§ AIM:
Copy all lines in which the word "that" can be found.

§ EXERCISE MATERIALS:
begin

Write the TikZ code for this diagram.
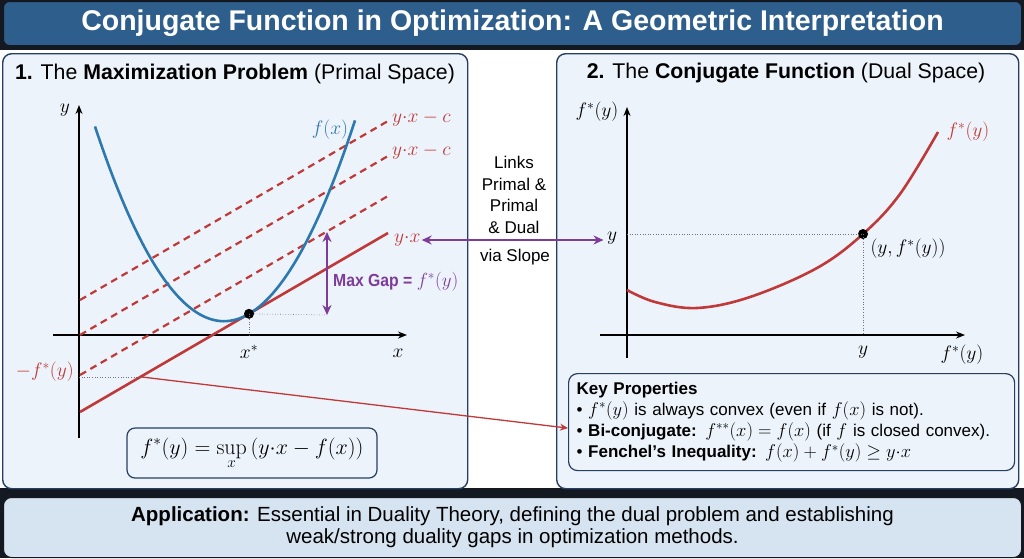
\RequirePackage{fix-cm}
\documentclass[tikz,border=0pt]{standalone}
\usepackage[no-math]{fontspec}
\setmainfont{Liberation Sans}
\newfontfamily\condfont[FakeStretch=0.9]{Liberation Sans}
\usetikzlibrary{arrows.meta,calc}
\definecolor{titleblue}{RGB}{45,94,140}
\definecolor{navy}{RGB}{38,62,98}
\definecolor{panelbg}{RGB}{236,243,250}
\definecolor{curveblue}{RGB}{46,120,176}
\definecolor{cred}{RGB}{192,57,57}
\definecolor{cpurple}{RGB}{125,60,152}
\definecolor{appbg}{RGB}{214,227,240}
\definecolor{darkedge}{RGB}{20,24,32}
\newcommand\kmath[1]{{\fontsize{18.5}{21.3}\selectfont$#1$}}
\begin{document}
\begin{tikzpicture}[x=1pt,y=-1pt,
  panel/.style={draw=navy,line width=1.4pt,fill=panelbg,rounded corners=9pt,inner sep=0pt},
  titlebar/.style={draw=darkedge,line width=1pt,fill=titleblue,rounded corners=6pt,text=white,
    font=\fontsize{28.5}{30}\selectfont\bfseries},
  axis/.style={line width=1.3pt,-{Stealth[length=9pt,width=7pt]}},
  redsolid/.style={draw=cred,line width=2.6pt},
  reddash/.style={draw=cred,line width=2.2pt,dash pattern=on 7pt off 5pt},
  bluecurve/.style={draw=curveblue,line width=2.6pt},
  redcurve/.style={draw=cred,line width=2.6pt},
  guide/.style={draw=black!55,line width=0.6pt,dotted},
  dotnode/.style={circle,fill=black,inner sep=0pt,minimum size=10pt},
  mathlbl/.style={font=\fontsize{19.5}{22}\selectfont},
  ptitle/.style={font=\fontsize{21.3}{24}\selectfont},
  purplearrow/.style={draw=cpurple,line width=2pt,{Stealth[length=10pt,width=9pt]}-{Stealth[length=10pt,width=9pt]}},
  linktext/.style={font=\fontsize{17}{21.5}\selectfont,align=center},
  keybox/.style={draw=navy,line width=1.2pt,rounded corners=9pt,fill=panelbg,
    text width=430pt,align=left,inner xsep=8pt,inner ysep=4pt,font=\fontsize{17}{21.3}\selectfont},
  fbox/.style={draw=navy,line width=1.2pt,rounded corners=8pt,fill=panelbg},
  appbox/.style={draw=darkedge,line width=1pt,rounded corners=8pt,fill=appbg,align=center,
    font=\fontsize{20.5}{22}\selectfont}
]
\useasboundingbox (0,0) rectangle (1024,558);
\fill[white] (0,0) rectangle (1024,558);
\fill[darkedge] (0,0) rectangle (1024,50);
\fill[darkedge] (0,488) rectangle (1024,558);

% title
\node[titlebar,minimum width=1018pt,minimum height=44pt,anchor=north west] (title) at (3,1)
  {Conjugate Function in Optimization: A Geometric Interpretation};

% panels
\node[panel,minimum width=465pt,minimum height=435pt,anchor=north west] (lpanel) at (2,53) {};
\node[panel,minimum width=462pt,minimum height=435pt,anchor=north west] (rpanel) at (556,53) {};

% ---------------- left panel ----------------
\node[ptitle] (ltitle) at (235,74) {\textbf{1.} The \textbf{Maximization Problem} (Primal Space)};

\draw[axis] (79,438) -- (79,105);
\node[mathlbl] (ly) at (65,110) {$y$};
\draw[axis] (53,335) -- (407,335);
\node[mathlbl] (lx) at (398,353) {$x$};

% dashed lines
\draw[reddash] (80,300) -- (388,121);
\node[mathlbl,text=cred,anchor=west,inner sep=1pt] (c1) at (391,119) {$y{\cdot}x - c$};
\draw[reddash] (80,335) -- (388,156);
\node[mathlbl,text=cred,anchor=west,inner sep=1pt] (c2) at (391,152) {$y{\cdot}x - c$};
\draw[reddash] (80,375) -- (388,196);

% solid line
\draw[redsolid] (80,412) -- (388,233);
\node[mathlbl,text=cred,anchor=west,inner sep=1pt] (yx) at (393,240) {$y{\cdot}x$};

% blue curve
\draw[bluecurve] plot[domain=95:355,samples=80] (\x,{321.2-0.0117*(\x-224)*(\x-224)});
\node[mathlbl,text=curveblue] (fx) at (330,130) {$f(x)$};

% tangent point
\node[dotnode] (xstar) at (249,313.8) {};
\draw[guide] (xstar.center) -- (249,335);
\node[mathlbl] (xs) at (249,352) {$x^*$};
\coordinate (gapbot) at (327,315);
\coordinate (gaptop) at (327,232);
\draw[guide] (xstar.center) -- (gapbot);
\draw[purplearrow] (gaptop) -- (gapbot);
\node[anchor=west,text=cpurple,inner sep=1pt] (gap) at (332,282)
  {\fontsize{17.5}{20}\selectfont\condfont\textbf{Max Gap =} \fontsize{19}{20}\selectfont$f^*(y)$};

% -f*(y)
\node[mathlbl,text=cred,anchor=east,inner sep=1pt] (mfs) at (75,372) {$-f^*(y)$};
\coordinate (fsy) at (142,377);
\draw[guide] (79,377) -- (fsy);

% formula
\node[fbox,minimum width=250pt,minimum height=50pt] (formula) at (252,453)
  {\fontsize{22}{24}\selectfont$\displaystyle f^*(y) = \sup_x\,(y{\cdot}x - f(x))$};

% ---------------- right panel ----------------
\node[ptitle] (rtitle) at (786,73) {\textbf{2.} The \textbf{Conjugate Function} (Dual Space)};

\draw[axis] (627,358) -- (627,107);
\draw[axis] (600,335) -- (965,335);
\node[mathlbl] (rya) at (597,112) {$f^*(y)$};
\node[mathlbl] (rxa) at (962,355) {$f^*(y)$};
\node[mathlbl] (rylbl) at (612,238) {$y$};
\node[mathlbl] (rxlbl) at (863,352) {$y$};

\draw[redcurve] plot[smooth,tension=0.6] coordinates
  {(627,290) (655,302) (697,308) (750,297) (817,268) (863,234) (900,194) (938,132)};
\node[mathlbl,text=cred] (fsl) at (968,132) {$f^*(y)$};
\node[dotnode] (pt) at (863,234) {};
\draw[guide] (627,234) -- (pt.center);
\draw[guide] (pt.center) -- (863,335);
\node[mathlbl] (ptl) at (908,249) {$(y,f^*(y))$};

% key properties
\node[keybox,minimum width=444pt,minimum height=97pt,anchor=north west] (keybox) at (568,373)
  {\textbf{Key Properties}\\
   \textbullet\ \kmath{f^*(y)} is always convex (even if \kmath{f(x)} is not).\\
   \textbullet\ \textbf{Bi-conjugate:} \kmath{f^{**}(x) = f(x)} (if \kmath{f} is closed convex).\\
   \textbullet\ \textbf{Fenchel’s Inequality:} \kmath{f(x) + f^*(y) \geq y{\cdot}x}};

\draw[cred,line width=1.3pt,-{Stealth[length=8pt,width=7pt]}] (fsy) -- ($(keybox.west)+(0,6)$);

% link between panels
\draw[purplearrow] (yx.east) -- (yx.east -| rylbl.west);
\node[linktext] (links) at (514,195) {Links\\Primal \&\\Primal\\\& Dual};
\node[linktext] (via) at (515,257) {via Slope};

% application
\node[appbox,minimum width=1018pt,minimum height=60pt,anchor=north west] (app) at (3,497)
  {\textbf{Application:} Essential in Duality Theory, defining the dual problem and establishing\\
   weak/strong duality gaps in optimization methods.};
\end{tikzpicture}
\end{document}
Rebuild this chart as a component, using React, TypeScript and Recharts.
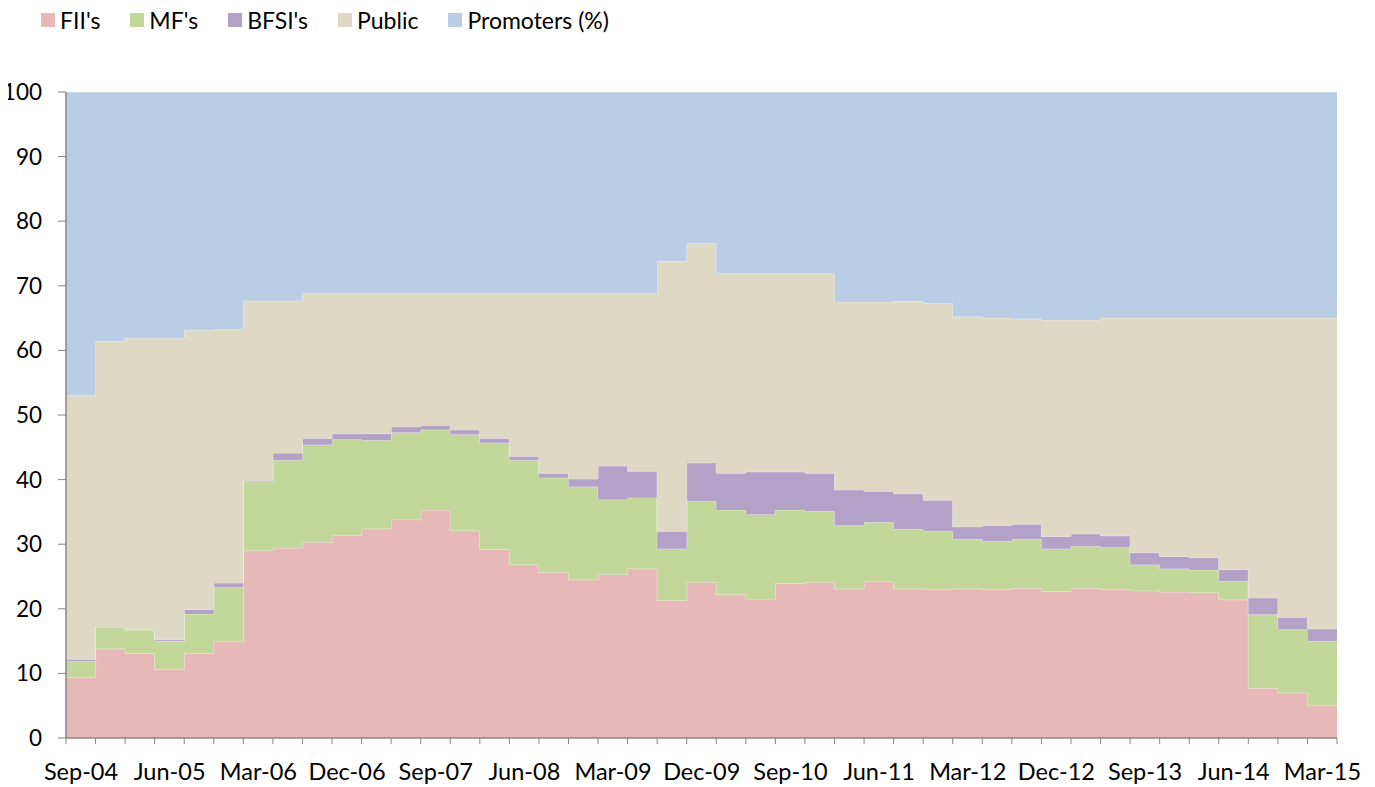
import React from 'react';
import { AreaChart, Area, XAxis, YAxis } from 'recharts';

const quarters = [
  'Sep-04', 'Dec-04', 'Mar-05', 'Jun-05', 'Sep-05', 'Dec-05', 'Mar-06', 'Jun-06', 'Sep-06',
  'Dec-06', 'Mar-07', 'Jun-07', 'Sep-07', 'Dec-07', 'Mar-08', 'Jun-08', 'Sep-08', 'Dec-08',
  'Mar-09', 'Jun-09', 'Sep-09', 'Dec-09', 'Mar-10', 'Jun-10', 'Sep-10', 'Dec-10', 'Mar-11',
  'Jun-11', 'Sep-11', 'Dec-11', 'Mar-12', 'Jun-12', 'Sep-12', 'Dec-12', 'Mar-13', 'Jun-13',
  'Sep-13', 'Dec-13', 'Mar-14', 'Jun-14', 'Sep-14', 'Dec-14', 'Mar-15',
];

const fii = [
  9.4, 13.8, 13.1, 10.6, 13.1, 15.0, 29.0, 29.4, 30.3, 31.4, 32.4, 33.8, 35.3, 32.1, 29.2,
  26.8, 25.6, 24.5, 25.3, 26.2, 21.3, 24.1, 22.2, 21.5, 23.9, 24.1, 23.1, 24.2, 23.1, 23.0,
  23.1, 23.0, 23.2, 22.7, 23.2, 23.0, 22.8, 22.6, 22.5, 21.4, 7.7, 7.0, 5.0,
];
const mf = [
  2.5, 3.3, 3.6, 4.4, 6.1, 8.3, 10.7, 13.6, 15.1, 14.8, 13.7, 13.5, 12.4, 14.9, 16.5,
  16.2, 14.7, 14.4, 11.6, 11.0, 8.0, 12.6, 13.1, 13.1, 11.4, 11.0, 9.8, 9.2, 9.2, 9.0,
  7.7, 7.5, 7.6, 6.6, 6.5, 6.5, 4.0, 3.6, 3.5, 2.9, 11.4, 9.8, 10.0,
];
const bfsi = [
  0.3, 0.1, 0.1, 0.2, 0.7, 0.7, 0.2, 1.1, 1.0, 0.9, 1.0, 0.9, 0.7, 0.7, 0.7,
  0.6, 0.7, 1.2, 5.2, 4.1, 2.7, 5.9, 5.7, 6.6, 5.9, 5.9, 5.5, 4.8, 5.5, 4.8,
  1.9, 2.4, 2.3, 1.9, 1.9, 1.8, 1.9, 1.9, 1.9, 1.8, 2.6, 1.9, 1.9,
];
const publicHolding = [
  40.8, 44.2, 45.1, 46.7, 43.2, 39.3, 27.8, 23.6, 22.5, 21.8, 21.8, 20.7, 20.5, 21.2, 22.5,
  25.3, 27.9, 28.8, 26.8, 27.6, 41.8, 34.0, 30.9, 30.7, 30.7, 30.9, 29.1, 29.3, 29.8, 30.5,
  32.5, 32.1, 31.8, 33.5, 33.1, 33.7, 36.3, 36.9, 37.1, 38.9, 43.3, 46.3, 48.1,
];
const promoters = [
  47.0, 38.6, 38.1, 38.1, 36.9, 36.7, 32.3, 32.3, 31.1, 31.1, 31.1, 31.1, 31.1, 31.1, 31.1,
  31.1, 31.1, 31.1, 31.1, 31.1, 26.2, 23.4, 28.1, 28.1, 28.1, 28.1, 32.5, 32.5, 32.4, 32.7,
  34.8, 35.0, 35.1, 35.3, 35.3, 35.0, 35.0, 35.0, 35.0, 35.0, 35.0, 35.0, 35.0,
];

const series = [
  { key: 'fii', name: "FII's", color: '#E6B9B8' },
  { key: 'mf', name: "MF's", color: '#C4D79B' },
  { key: 'bfsi', name: "BFSI's", color: '#B3A2C7' },
  { key: 'pub', name: 'Public', color: '#DDD9C4' },
  { key: 'prom', name: 'Promoters (%)', color: '#B9CDE5' },
];

const yTicks = [0, 10, 20, 30, 40, 50, 60, 70, 80, 90, 100];

const rows = quarters.map((q, i) => ({
  i,
  q,
  fii: fii[i],
  mf: mf[i],
  bfsi: bfsi[i],
  pub: publicHolding[i],
  prom: promoters[i],
}));
// last step needs an end point so the final quarter gets its width
const last = rows[rows.length - 1];
const data = [...rows, { ...last, i: rows.length }];
const xTicks = data.map((d) => d.i);

const FONT = 'Lato, "Open Sans", sans-serif';

const ChartLegend = () => (
  <div
    style={{
      position: 'absolute',
      left: 33,
      top: 0,
      display: 'flex',
      fontFamily: FONT,
      fontSize: 23,
      lineHeight: '24px',
    }}
  >
    {series.map((s) => (
      <div key={s.key} style={{ display: 'flex', alignItems: 'center', marginRight: 30 }}>
        <span style={{ width: 14, height: 14, background: s.color, display: 'inline-block', marginRight: 5 }} />
        <span style={{ color: '#000' }}>{s.name}</span>
      </div>
    ))}
  </div>
);

export default function App() {
  return (
    <div style={{ position: 'relative', width: 1360, height: 780 }}>
      {/* the "100" label sits slightly left of the svg edge */}
      <style>{'.recharts-surface { overflow: visible; }'}</style>
      <ChartLegend />
      <AreaChart
        width={1360}
        height={780}
        data={data}
        margin={{ top: 84, right: 31, left: 0, bottom: 10 }}
      >
        <XAxis
          dataKey="i"
          type="number"
          domain={[0, quarters.length]}
          ticks={xTicks}
          interval={0}
          tickFormatter={(v: number) => (v % 3 === 0 && v < quarters.length ? quarters[v] : '')}
          axisLine={{ stroke: '#868686', strokeWidth: 1.5 }}
          tickLine={{ stroke: '#868686' }}
          tickSize={6}
          tickMargin={19}
          height={40}
          tick={{ fill: '#000', fontSize: 23.5, fontFamily: FONT, dx: 15 }}
        />
        <YAxis
          type="number"
          domain={[0, 100]}
          ticks={yTicks}
          interval={0}
          axisLine={{ stroke: '#868686', strokeWidth: 1.5 }}
          tickLine={{ stroke: '#868686' }}
          tickSize={8}
          tickMargin={16}
          width={58}
          tick={{ fill: '#000', fontSize: 22.5, fontFamily: FONT }}
        />
        {series.map((s) => (
          <Area
            key={s.key}
            dataKey={s.key}
            name={s.name}
            type="stepAfter"
            stackId="1"
            fill={s.color}
            fillOpacity={1}
            stroke="#ffffff"
            strokeOpacity={0.45}
            strokeWidth={1}
            isAnimationActive={false}
          />
        ))}
      </AreaChart>
    </div>
  );
}
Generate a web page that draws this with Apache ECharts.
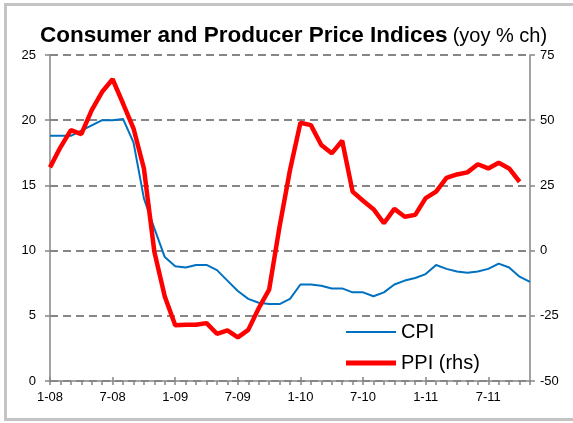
<!DOCTYPE html>
<html>
<head>
<meta charset="utf-8">
<script src="https://cdn.jsdelivr.net/npm/echarts@6/dist/echarts.min.js"></script>
<style>
  html, body { margin: 0; padding: 0; background: #fff; }
  #chart { width: 573px; height: 423px; }
</style>
</head>
<body>
<div id="chart"></div>
<script>
// Monthly categories, Jan 2008 to Nov 2011
const months = [
  '1-08','2-08','3-08','4-08','5-08','6-08','7-08','8-08','9-08','10-08','11-08','12-08',
  '1-09','2-09','3-09','4-09','5-09','6-09','7-09','8-09','9-09','10-09','11-09','12-09',
  '1-10','2-10','3-10','4-10','5-10','6-10','7-10','8-10','9-10','10-10','11-10','12-10',
  '1-11','2-11','3-11','4-11','5-11','6-11','7-11','8-11','9-11','10-11','11-11'
];

// Consumer prices, yoy % change (left axis)
const cpi = [
  18.8, 18.8, 18.8, 19.2, 19.6, 20.0, 20.0, 20.1, 18.3, 14.0, 11.7, 9.5,
  8.8, 8.7, 8.9, 8.9, 8.5, 7.7, 6.9, 6.3, 6.0, 5.9, 5.9, 6.3,
  7.4, 7.4, 7.3, 7.1, 7.1, 6.8, 6.8, 6.5, 6.8, 7.4, 7.7, 7.9,
  8.2, 8.9, 8.6, 8.4, 8.3, 8.4, 8.6, 9.0, 8.7, 8.0, 7.6
];

// Producer prices, yoy % change (right axis)
const ppi = [
  31.9, 39.6, 46.2, 44.7, 53.9, 60.9, 65.7, 56.4, 46.9, 31.5, -0.4, -17.6,
  -28.6, -28.4, -28.4, -27.8, -31.9, -30.6, -33.3, -30.4, -22.1, -15.0, 9.2, 30.9,
  49.0, 48.1, 40.5, 37.3, 42.1, 22.6, 19.1, 15.9, 10.5, 16.0, 13.0, 13.7,
  20.1, 22.6, 27.9, 29.2, 30.0, 33.1, 31.5, 33.7, 31.5, 26.4, null
];

const FONT = '"Liberation Sans", Arial, sans-serif';
const AXIS_GREY = '#868686';

const chart = echarts.init(document.getElementById('chart'), null, { renderer: 'canvas' });

chart.setOption({
  backgroundColor: '#ffffff',
  animation: false,
  title: {
    left: 35,
    top: 17,
    text: '{b|Consumer and Producer Price Indices} {n|(yoy % ch)}',
    textStyle: {
      rich: {
        b: { fontFamily: FONT, fontSize: 22.5, fontWeight: 'bold', color: '#000', lineHeight: 28 },
        n: { fontFamily: FONT, fontSize: 20, fontWeight: 'normal', color: '#000', lineHeight: 28 }
      }
    }
  },
  graphic: [{
    type: 'rect',
    silent: true,
    shape: { x: 5.5, y: 4.5, width: 620, height: 415 },
    style: { fill: 'none', stroke: '#c4c4c4', lineWidth: 3 }
  }],
  legend: [{
    data: ['CPI'],
    left: 346,
    top: 322,
    padding: 0,
    icon: 'rect',
    itemWidth: 50,
    itemHeight: 2,
    itemGap: 6,
    selectedMode: false,
    textStyle: { fontFamily: FONT, fontSize: 20, color: '#000' }
  }, {
    data: ['PPI (rhs)'],
    left: 346,
    top: 353,
    padding: 0,
    icon: 'rect',
    itemWidth: 50,
    itemHeight: 5,
    itemGap: 6,
    selectedMode: false,
    textStyle: { fontFamily: FONT, fontSize: 20, color: '#000' }
  }],
  grid: { left: 50, right: 43, top: 55, bottom: 42, containLabel: false },
  xAxis: [{
    type: 'category',
    data: months,
    boundaryGap: false,
    position: 'bottom',
    axisLine: { onZero: false, lineStyle: { color: AXIS_GREY, width: 1.5 } },
    axisTick: { interval: 0, length: 4, lineStyle: { color: AXIS_GREY, width: 1.5 } },
    axisLabel: { interval: 5, margin: 10, fontFamily: FONT, fontSize: 13, color: '#000' },
    splitLine: { show: false }
  }, {
    // major ticks that cross the axis every six months
    type: 'category',
    data: months,
    boundaryGap: false,
    position: 'bottom',
    axisLine: { show: false, onZero: false },
    axisTick: { interval: 5, inside: true, length: 4, lineStyle: { color: AXIS_GREY, width: 1.5 } },
    axisLabel: { show: false },
    splitLine: { show: false }
  }],
  yAxis: [{
    type: 'value',
    min: 0,
    max: 25,
    interval: 5,
    position: 'left',
    axisLine: { show: true, onZero: false, lineStyle: { color: AXIS_GREY, width: 1.5 } },
    axisTick: { show: true, length: 5, lineStyle: { color: AXIS_GREY, width: 1.5 } },
    axisLabel: { margin: 14, padding: [4, 0, 0, 0], fontFamily: FONT, fontSize: 13, color: '#000' },
    splitLine: { show: true, lineStyle: { color: AXIS_GREY, width: 2, type: [8, 5] } }
  }, {
    type: 'value',
    min: -50,
    max: 75,
    interval: 25,
    position: 'right',
    axisLine: { show: true, onZero: false, lineStyle: { color: AXIS_GREY, width: 1.5 } },
    axisTick: { show: true, length: 5, lineStyle: { color: AXIS_GREY, width: 1.5 } },
    axisLabel: { margin: 10, padding: [4, 0, 0, 0], fontFamily: FONT, fontSize: 13, color: '#000' },
    splitLine: { show: false }
  }],
  series: [{
    name: 'CPI',
    type: 'line',
    xAxisIndex: 0,
    yAxisIndex: 0,
    data: cpi,
    symbol: 'none',
    color: '#0070C0',
    lineStyle: { color: '#0070C0', width: 2 },
    z: 3
  }, {
    name: 'PPI (rhs)',
    type: 'line',
    xAxisIndex: 0,
    yAxisIndex: 1,
    data: ppi,
    symbol: 'none',
    color: '#FF0000',
    lineStyle: { color: '#FF0000', width: 4.5 },
    z: 4
  }]
});
</script>
</body>
</html>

end

§ SOLUTION:
Generate a web page that draws this with Apache ECharts.
    // major ticks that cross the axis every six months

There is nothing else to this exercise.